Consumo di suolo: Rota (Fai Cisl), “la sfida è recuperare l’esistente, riciclare gli scarti, riconvertire le produzioni, rigenerare i tessuti urbani”

“Allarmante la nuova fotografia scattata nel Rapporto 2021 sul consumo di suolo in Italia. Nel 2020, coperti 2 metri quadri di suolo al secondo, ridotte drasticamente le produzioni agricole, compromessa la permeabilità dei terreni, contribuito all’innalzamento delle temperature. Se non saranno messe in campo azioni urgenti e strutturali, anche grazie alle risorse del Pnrr, le prospettive sono preoccupanti sia in termini di salute pubblica sia di approvvigionamento di prodotti agricoli e tutela del territorio”. Così Onofrio Rota, segretario generale della Fai Cisl, commenta i nuovi dati pubblicati oggi sul consumo di suolo, analizzati dal Sistema nazionale per la protezione dell’ambiente (Snpa) .

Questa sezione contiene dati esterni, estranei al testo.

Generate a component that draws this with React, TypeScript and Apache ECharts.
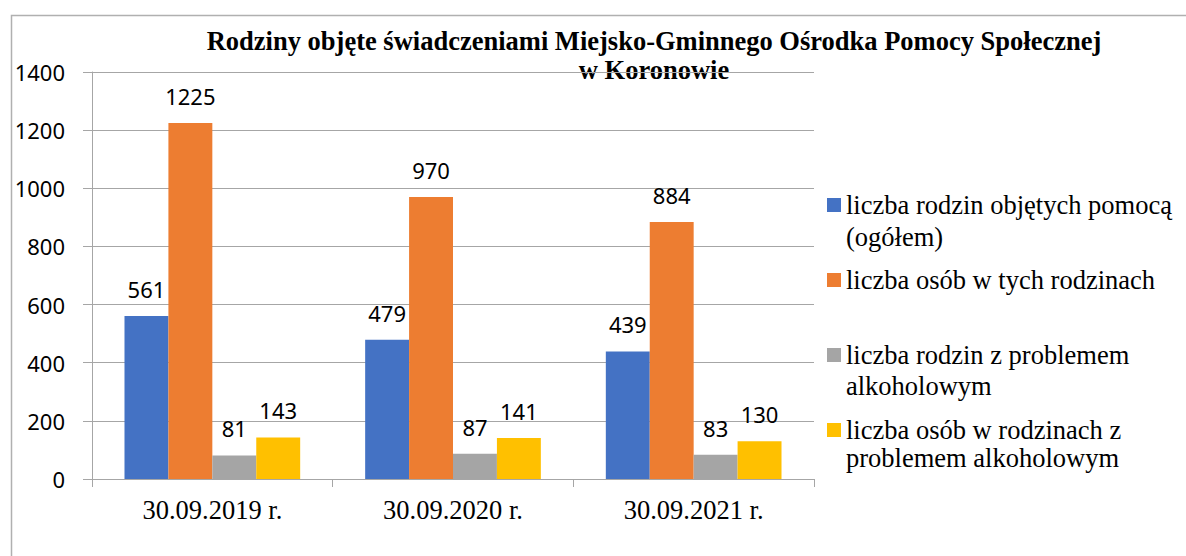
import React, { useEffect, useRef } from "react";
import * as echarts from "echarts";

const categories = ["30.09.2019 r.", "30.09.2020 r.", "30.09.2021 r."];
const seriesNames = [
  "liczba rodzin objętych pomocą (ogółem)",
  "liczba osób w tych rodzinach",
  "liczba rodzin z problemem alkoholowym",
  "liczba osób w rodzinach z problemem alkoholowym",
];
const legendFirstLines = [
  "liczba rodzin objętych pomocą",
  "liczba osób w tych rodzinach",
  "liczba rodzin z problemem",
  "liczba osób w rodzinach z",
];
const legendSecondLines = ["(ogółem)", "", "alkoholowym", "problemem alkoholowym"];
const rodziny = [561, 479, 439];
const osoby = [1225, 970, 884];
const rodzinyAlk = [81, 87, 83];
const osobyAlk = [143, 141, 130];
const colors = ["#4472C4", "#ED7D31", "#A5A5A5", "#FFC000"];
const titleText =
  "Rodziny objęte świadczeniami Miejsko-Gminnego Ośrodka Pomocy Społecznej\nw Koronowie";

const SERIF = "'Liberation Serif', 'Times New Roman', serif";
const SANS = "'Noto Sans', 'Liberation Sans', sans-serif";
const GRID = "#a6a6a6";
const SERIF_SIZE = 26.5;

export default function App() {
  const ref = useRef<HTMLDivElement>(null);
  useEffect(() => {
    if (!ref.current) return;
    const chart = echarts.init(ref.current, null, { renderer: "svg" });
    const data = [rodziny, osoby, rodzinyAlk, osobyAlk];
    const legendTops = [191, 266, 341, 416];
    const secondLineY = [237, 0, 386, 458];
    chart.setOption({
      animation: false,
      backgroundColor: "#ffffff",
      title: {
        text: titleText,
        left: 654,
        top: 26,
        padding: 0,
        z: -1,
        textAlign: "center",
        textStyle: {
          fontFamily: SERIF,
          fontWeight: "bold",
          fontSize: SERIF_SIZE,
          lineHeight: 29,
          color: "#000",
        },
      },
      legend: seriesNames.map((n, i) => ({
        data: [n],
        left: 827,
        top: legendTops[i],
        padding: 0,
        itemWidth: 14,
        itemHeight: 14,
        icon: "rect",
        selectedMode: false,
        formatter: () => legendFirstLines[i],
        textStyle: {
          fontFamily: SERIF,
          fontSize: SERIF_SIZE,
          lineHeight: 28,
          color: "#000",
        },
      })),
      graphic: [
        {
          type: "rect",
          left: 9,
          top: 13,
          shape: { x: 0, y: 0, width: 1300, height: 700 },
          style: { fill: "none", stroke: "#b0b0b0", lineWidth: 1.5 },
          silent: true,
          z: -10,
        },
        ...legendSecondLines
          .map((t, i) => ({ t, i }))
          .filter((o) => o.t)
          .map((o) => ({
            type: "text",
            x: 846,
            y: secondLineY[o.i],
            style: {
              text: o.t,
              fontFamily: SERIF,
              fontSize: SERIF_SIZE,
              fill: "#000",
              verticalAlign: "middle",
            },
          })),
      ],
      grid: { left: 92, right: 372, top: 72, bottom: 77, containLabel: false },
      xAxis: {
        type: "category",
        data: categories,
        axisLine: { show: true, lineStyle: { color: GRID, width: 1 } },
        axisTick: { show: true, length: 8, lineStyle: { color: GRID } },
        axisLabel: {
          fontFamily: SERIF,
          fontSize: SERIF_SIZE,
          color: "#000",
          margin: 17,
        },
      },
      yAxis: {
        type: "value",
        min: 0,
        max: 1400,
        interval: 200,
        axisLine: { show: true, lineStyle: { color: GRID, width: 1 } },
        axisTick: { show: true, length: 9, lineStyle: { color: GRID } },
        splitLine: { show: true, lineStyle: { color: GRID, width: 1 } },
        axisLabel: {
          fontFamily: SANS,
          fontSize: 22,
          color: "#000",
          margin: 27,
          formatter: (v: number) => String(v),
        },
      },
      series: seriesNames.map((n, i) => ({
        name: n,
        type: "bar",
        data: data[i],
        barGap: "0%",
        barCategoryGap: "27%",
        itemStyle: { color: colors[i] },
        label: {
          show: true,
          position: "top",
          distance: 16,
          fontFamily: SANS,
          fontSize: 22,
          color: "#000",
        },
      })),
    });
    return () => chart.dispose();
  }, []);
  return (
    <div
      ref={ref}
      style={{ position: "fixed", left: 0, top: 0, width: 1186, height: 556 }}
    />
  );
}
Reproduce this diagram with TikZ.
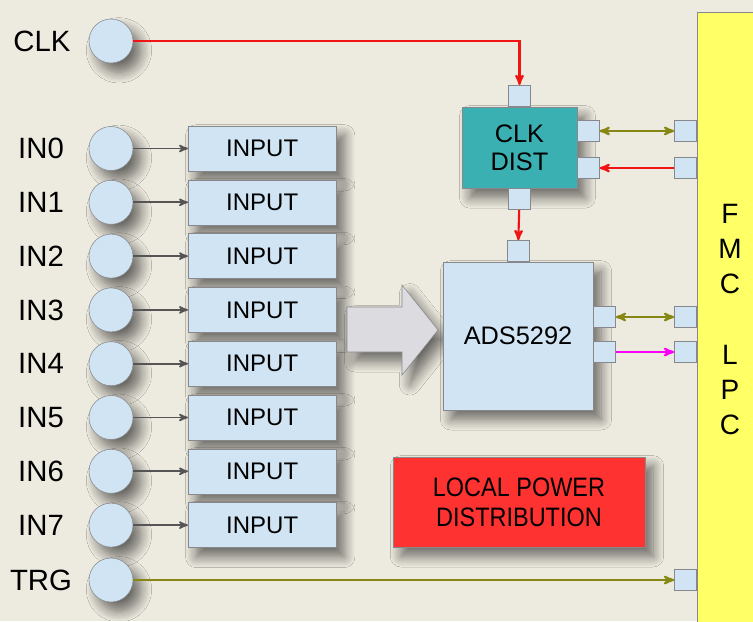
\documentclass[tikz,border=0pt]{standalone}
\usepackage{fontspec}
\setmainfont{Liberation Sans}
\newfontfamily\narrowfont[FakeStretch=0.88]{Liberation Sans}
\usetikzlibrary{positioning}
\usetikzlibrary{arrows}
\usetikzlibrary{shadows.blur}
\definecolor{bgbeige}{RGB}{237,234,223}
\definecolor{pinblue}{RGB}{208,228,243}
\definecolor{clkteal}{RGB}{58,176,178}
\definecolor{fmcyellow}{RGB}{255,255,102}
\definecolor{pwrred}{RGB}{255,50,50}
\definecolor{sigolive}{RGB}{135,135,20}
\definecolor{sigred}{RGB}{240,20,20}
\definecolor{sigmagenta}{RGB}{250,0,250}
\definecolor{edgegray}{RGB}{135,135,140}
\tikzset{
    softshadow/.style={
        blur shadow={shadow xshift=6pt, shadow yshift=-7pt,
            shadow blur radius=8pt, shadow blur steps=10, shadow opacity=55}
    },
    port/.style={
        circle,
        draw=edgegray,
        fill=pinblue,
        minimum size=33pt,
        inner sep=0pt,
        softshadow
    },
    lbl/.style={
        font=\fontsize{22}{26}\selectfont
    },
    inbox/.style={
        rectangle,
        draw=edgegray,
        fill=pinblue,
        minimum width=111pt,
        minimum height=33.75pt,
        font=\fontsize{18}{21}\selectfont,
        softshadow
    },
    pin/.style={
        rectangle,
        draw=edgegray,
        fill=pinblue,
        minimum width=16.5pt,
        minimum height=15.75pt,
        inner sep=0pt
    },
    chip/.style={
        rectangle,
        draw=edgegray,
        align=center,
        font=\fontsize{19}{21}\selectfont,
        softshadow
    },
    wire/.style={
        ->,>=stealth',
        line width=1.6pt
    },
    inwire/.style={
        ->,>=stealth',
        line width=1.3pt,
        draw={rgb,255:red,85;green,85;blue,85}
    }
}

\begin{document}
\begin{tikzpicture}[x=0.75pt, y=-0.75pt]
    \fill[bgbeige] (0,0) rectangle (753,621);
    \useasboundingbox (0,0) rectangle (753,621);

    % FMC connector
    \node[rectangle, draw=edgegray, fill=fmcyellow, minimum width=54pt,
        minimum height=471pt] (fmc) at (733,326) {};
    \node[lbl, align=center, font=\fontsize{21}{26.5}\selectfont] (fmctop) at (730,249) {F\\M\\C};
    \node[lbl, align=center, font=\fontsize{21}{26.5}\selectfont] (fmcbot) at (730,390) {L\\P\\C};

    % clock input
    \node[port] (clk) at (111,41) {};
    \node[lbl] (lclk) at (42,41) {CLK};

    % analog inputs
    \foreach \i in {0,...,7} {
        \node[port] (in\i) at (111,{148.5+53.8*\i}) {};
        \node[lbl] (lin\i) at (41,{148.5+53.8*\i}) {IN\i};
        \node[inbox, right=41pt of in\i] (inp\i) {INPUT};
        \draw[inwire] (in\i) -- (inp\i);
    }

    % trigger input
    \node[port] (trg) at (111,580) {};
    \node[lbl] (ltrg) at (41,580) {TRG};

    % big arrow into the ADC
    \fill[softshadow, fill={rgb,255:red,220;green,220;blue,224}, draw=edgegray]
        (347,307) -- (402,307) -- (402,285) -- (438,330) -- (402,375)
        -- (402,352) -- (347,352) -- cycle;

    % clock distribution
    \node[chip, fill=clkteal, minimum width=86pt, minimum height=61pt] (dist) at (519.5,147.5) {CLK\\DIST};
    \node[pin, above=0pt of dist] (dtop) {};
    \node[pin, below=0pt of dist] (dbot) {};
    \node[pin, anchor=west] (dout1) at ([yshift=12.4pt]dist.east) {};
    \node[pin, anchor=west] (dout2) at ([yshift=-15.4pt]dist.east) {};

    % ADC
    \node[chip, fill=pinblue, minimum width=112.5pt, minimum height=111pt] (ads) at (518,336) {ADS5292};
    \node[pin, above=0pt of ads] (atop) {};
    \node[pin, anchor=west] (aout1) at ([yshift=14.25pt]ads.east) {};
    \node[pin, anchor=west] (aout2) at ([yshift=-12pt]ads.east) {};

    % power
    \node[chip, fill=pwrred, minimum width=189pt, minimum height=67.5pt,
        font=\narrowfont\fontsize{20}{22.5}\selectfont] (pwr) at (519,502) {LOCAL POWER\\DISTRIBUTION};

    % FMC pins
    \node[pin, anchor=east] (fin1) at (fmc.west |- dout1) {};
    \node[pin, anchor=east] (fin2) at (fmc.west |- dout2) {};
    \node[pin, anchor=east] (fin3) at (fmc.west |- aout1) {};
    \node[pin, anchor=east] (fin4) at (fmc.west |- aout2) {};
    \node[pin, anchor=east] (fin5) at (fmc.west |- trg) {};

    % signals
    \draw[wire, sigred] (clk) -| (dtop);
    \draw[wire, sigolive, <->] (dout1) -- (fin1);
    \draw[wire, sigred] (fin2) -- (dout2);
    \draw[wire, sigred] (dbot) -- (atop);
    \draw[wire, sigolive, <->] (aout1) -- (fin3);
    \draw[wire, sigmagenta] (aout2) -- (fin4);
    \draw[wire, sigolive] (trg) -- (fin5);
\end{tikzpicture}
\end{document}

“Diminuiscono i frutteti, i seminativi, i vigneti, gli oliveti, le aree verdi – aggiunge il sindacalista – cioè quei terreni in grado di darci il cibo, di purificare l’aria che respiriamo, di accogliere le piogge. Siamo ben lontani dall’obiettivo del consumo netto di suolo pari a zero, entro il 2050, dell’Unione europea. La vera sfida della transizione ecologica si racchiude in quattro punti: recuperare l’esistente, riciclare gli scarti, riconvertire le produzioni, rigenerare i tessuti urbani. Fondamentale, da questo punto di vista, valorizzare le professioni che contribuiscono concretamente alla tutela e salvaguardia del territorio, come gli operai idraulico forestali e dei consorzi di bonifica”.
Dai nuovi dati emerge che nel 2020 sono stati cementificati quasi 60 chilometri quadrati del nostro Paese, impermeabilizzando il 7,11% del territorio nazionale. Dal 2012 ad oggi il suolo non ha potuto garantire la fornitura di 4 milioni e 155mila quintali di prodotti agricoli e l’infiltrazione di oltre 360 milioni di metri cubi di acqua piovana, aumentando il rischio idrogeologico.
“A preoccupare – aggiunge il leader della Federazione agroalimentare e ambientale – è anche il costo che l’Italia potrebbe essere costretta a sostenere, tra il 2012 e il 2030, a causa della perdita di servizi ecosistemici, stimato tra gli 81 e i 99 miliardi di euro, in pratica la metà del Pnrr. A riprova del fatto che investire sul lavoro ambientale per tutelare il territorio conviene anche dal punto di vista della sostenibilità economica. Il vero guaio è che continuiamo a consumare suolo rurale a favore delle aree urbane, e non di infrastrutture strategiche, trascurando il fatto che per l’Italia l’infrastruttura principale è proprio quella verde: boschi, paesaggio, aree rurali”. Rota conclude: “Anche con la nostra campagna ‘Non c’è cibo senza terra’ chiediamo da tempo di mettere fine a quelle politiche che contribuiscono a questo scenario. Serve una politica che sia davvero all’altezza delle sfide che ci attendono: quella della transizione ecologica è tra le più urgenti”.